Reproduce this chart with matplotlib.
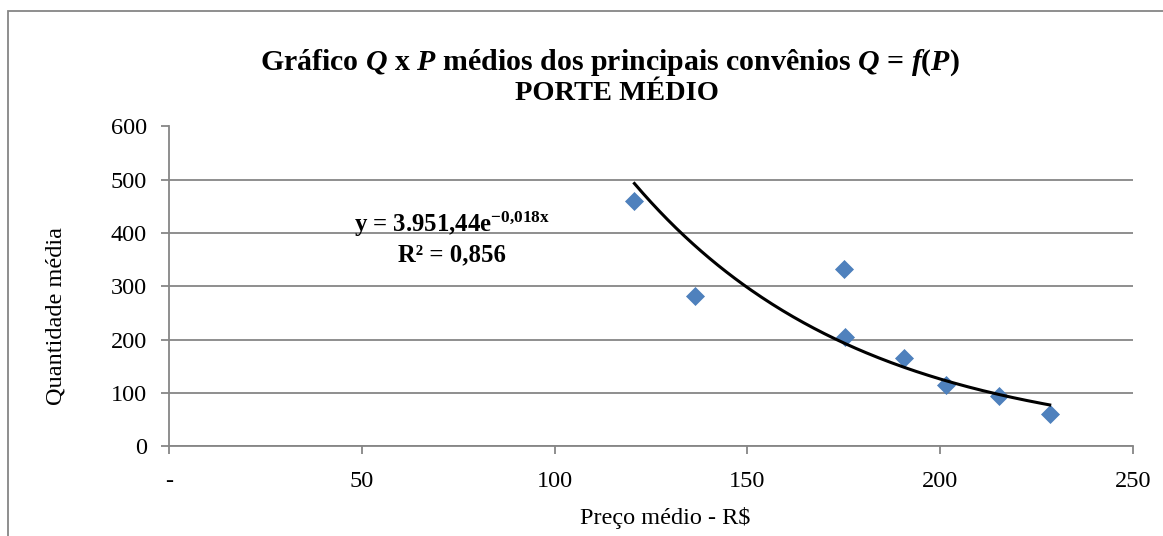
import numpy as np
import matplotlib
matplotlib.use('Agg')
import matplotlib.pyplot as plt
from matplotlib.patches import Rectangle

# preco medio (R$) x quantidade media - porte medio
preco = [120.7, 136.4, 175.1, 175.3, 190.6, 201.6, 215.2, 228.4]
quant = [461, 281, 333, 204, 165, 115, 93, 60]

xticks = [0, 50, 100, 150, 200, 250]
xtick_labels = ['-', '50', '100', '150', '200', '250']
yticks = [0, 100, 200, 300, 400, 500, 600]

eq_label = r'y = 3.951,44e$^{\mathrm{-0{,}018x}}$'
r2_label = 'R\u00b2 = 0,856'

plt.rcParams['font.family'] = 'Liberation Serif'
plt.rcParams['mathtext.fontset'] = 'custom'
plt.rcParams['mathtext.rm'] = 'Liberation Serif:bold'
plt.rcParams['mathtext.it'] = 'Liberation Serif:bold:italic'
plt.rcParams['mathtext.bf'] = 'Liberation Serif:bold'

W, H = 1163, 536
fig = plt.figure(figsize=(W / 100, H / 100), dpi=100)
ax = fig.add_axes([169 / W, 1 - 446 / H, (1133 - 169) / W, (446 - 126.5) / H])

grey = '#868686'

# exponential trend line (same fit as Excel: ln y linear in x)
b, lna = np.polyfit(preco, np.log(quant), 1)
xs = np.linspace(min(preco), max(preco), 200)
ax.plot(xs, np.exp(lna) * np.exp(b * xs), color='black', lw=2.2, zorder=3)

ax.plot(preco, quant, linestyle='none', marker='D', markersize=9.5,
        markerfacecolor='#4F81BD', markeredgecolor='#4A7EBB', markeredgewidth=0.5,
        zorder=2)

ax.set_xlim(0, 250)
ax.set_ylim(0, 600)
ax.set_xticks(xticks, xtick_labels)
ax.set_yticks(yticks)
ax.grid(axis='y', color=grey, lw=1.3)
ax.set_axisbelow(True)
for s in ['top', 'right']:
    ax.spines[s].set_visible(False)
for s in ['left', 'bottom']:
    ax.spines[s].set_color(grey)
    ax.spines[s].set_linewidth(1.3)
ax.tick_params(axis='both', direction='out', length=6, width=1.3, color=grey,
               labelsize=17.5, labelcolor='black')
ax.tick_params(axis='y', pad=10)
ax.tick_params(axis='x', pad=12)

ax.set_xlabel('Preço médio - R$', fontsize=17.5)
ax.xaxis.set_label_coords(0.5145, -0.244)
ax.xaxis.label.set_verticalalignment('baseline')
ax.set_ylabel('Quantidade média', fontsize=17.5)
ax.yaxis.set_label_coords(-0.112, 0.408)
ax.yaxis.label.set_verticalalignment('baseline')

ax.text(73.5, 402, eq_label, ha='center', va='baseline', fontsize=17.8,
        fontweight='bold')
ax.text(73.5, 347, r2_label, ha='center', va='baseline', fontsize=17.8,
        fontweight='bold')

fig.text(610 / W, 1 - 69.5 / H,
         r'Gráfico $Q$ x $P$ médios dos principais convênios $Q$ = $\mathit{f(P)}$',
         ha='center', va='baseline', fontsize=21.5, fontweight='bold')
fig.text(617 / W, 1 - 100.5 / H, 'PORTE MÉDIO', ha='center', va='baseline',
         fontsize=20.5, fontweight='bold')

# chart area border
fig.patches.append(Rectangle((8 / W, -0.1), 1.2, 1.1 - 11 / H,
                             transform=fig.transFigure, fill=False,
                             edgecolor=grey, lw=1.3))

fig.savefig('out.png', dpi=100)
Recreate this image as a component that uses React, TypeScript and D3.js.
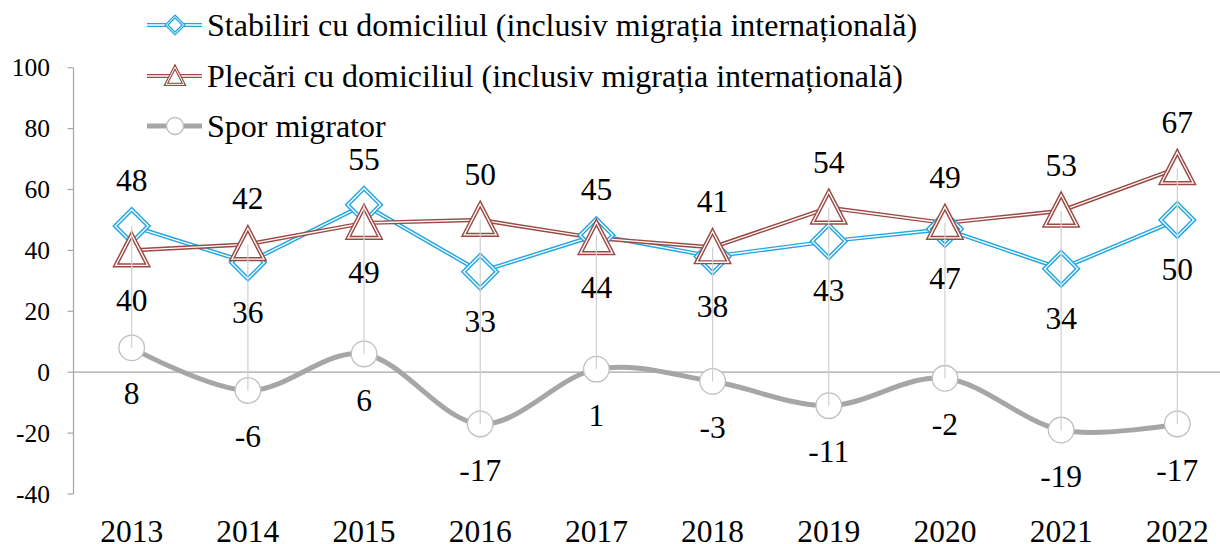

____________________

Each line of the data is to be duplicated exactly; pictures stay out of the copy.

Reproduce this chart with matplotlib.
import numpy as np
import matplotlib
matplotlib.use('Agg')
import matplotlib.pyplot as plt
from matplotlib.patches import Rectangle

# preco medio (R$) x quantidade media - porte medio
preco = [120.7, 136.4, 175.1, 175.3, 190.6, 201.6, 215.2, 228.4]
quant = [461, 281, 333, 204, 165, 115, 93, 60]

xticks = [0, 50, 100, 150, 200, 250]
xtick_labels = ['-', '50', '100', '150', '200', '250']
yticks = [0, 100, 200, 300, 400, 500, 600]

eq_label = r'y = 3.951,44e$^{\mathrm{-0{,}018x}}$'
r2_label = 'R\u00b2 = 0,856'

plt.rcParams['font.family'] = 'Liberation Serif'
plt.rcParams['mathtext.fontset'] = 'custom'
plt.rcParams['mathtext.rm'] = 'Liberation Serif:bold'
plt.rcParams['mathtext.it'] = 'Liberation Serif:bold:italic'
plt.rcParams['mathtext.bf'] = 'Liberation Serif:bold'

W, H = 1163, 536
fig = plt.figure(figsize=(W / 100, H / 100), dpi=100)
ax = fig.add_axes([169 / W, 1 - 446 / H, (1133 - 169) / W, (446 - 126.5) / H])

grey = '#868686'

# exponential trend line (same fit as Excel: ln y linear in x)
b, lna = np.polyfit(preco, np.log(quant), 1)
xs = np.linspace(min(preco), max(preco), 200)
ax.plot(xs, np.exp(lna) * np.exp(b * xs), color='black', lw=2.2, zorder=3)

ax.plot(preco, quant, linestyle='none', marker='D', markersize=9.5,
        markerfacecolor='#4F81BD', markeredgecolor='#4A7EBB', markeredgewidth=0.5,
        zorder=2)

ax.set_xlim(0, 250)
ax.set_ylim(0, 600)
ax.set_xticks(xticks, xtick_labels)
ax.set_yticks(yticks)
ax.grid(axis='y', color=grey, lw=1.3)
ax.set_axisbelow(True)
for s in ['top', 'right']:
    ax.spines[s].set_visible(False)
for s in ['left', 'bottom']:
    ax.spines[s].set_color(grey)
    ax.spines[s].set_linewidth(1.3)
ax.tick_params(axis='both', direction='out', length=6, width=1.3, color=grey,
               labelsize=17.5, labelcolor='black')
ax.tick_params(axis='y', pad=10)
ax.tick_params(axis='x', pad=12)

ax.set_xlabel('Preço médio - R$', fontsize=17.5)
ax.xaxis.set_label_coords(0.5145, -0.244)
ax.xaxis.label.set_verticalalignment('baseline')
ax.set_ylabel('Quantidade média', fontsize=17.5)
ax.yaxis.set_label_coords(-0.112, 0.408)
ax.yaxis.label.set_verticalalignment('baseline')

ax.text(73.5, 402, eq_label, ha='center', va='baseline', fontsize=17.8,
        fontweight='bold')
ax.text(73.5, 347, r2_label, ha='center', va='baseline', fontsize=17.8,
        fontweight='bold')

fig.text(610 / W, 1 - 69.5 / H,
         r'Gráfico $Q$ x $P$ médios dos principais convênios $Q$ = $\mathit{f(P)}$',
         ha='center', va='baseline', fontsize=21.5, fontweight='bold')
fig.text(617 / W, 1 - 100.5 / H, 'PORTE MÉDIO', ha='center', va='baseline',
         fontsize=20.5, fontweight='bold')

# chart area border
fig.patches.append(Rectangle((8 / W, -0.1), 1.2, 1.1 - 11 / H,
                             transform=fig.transFigure, fill=False,
                             edgecolor=grey, lw=1.3))

fig.savefig('out.png', dpi=100)
Recreate this image as a component that uses React, TypeScript and D3.js.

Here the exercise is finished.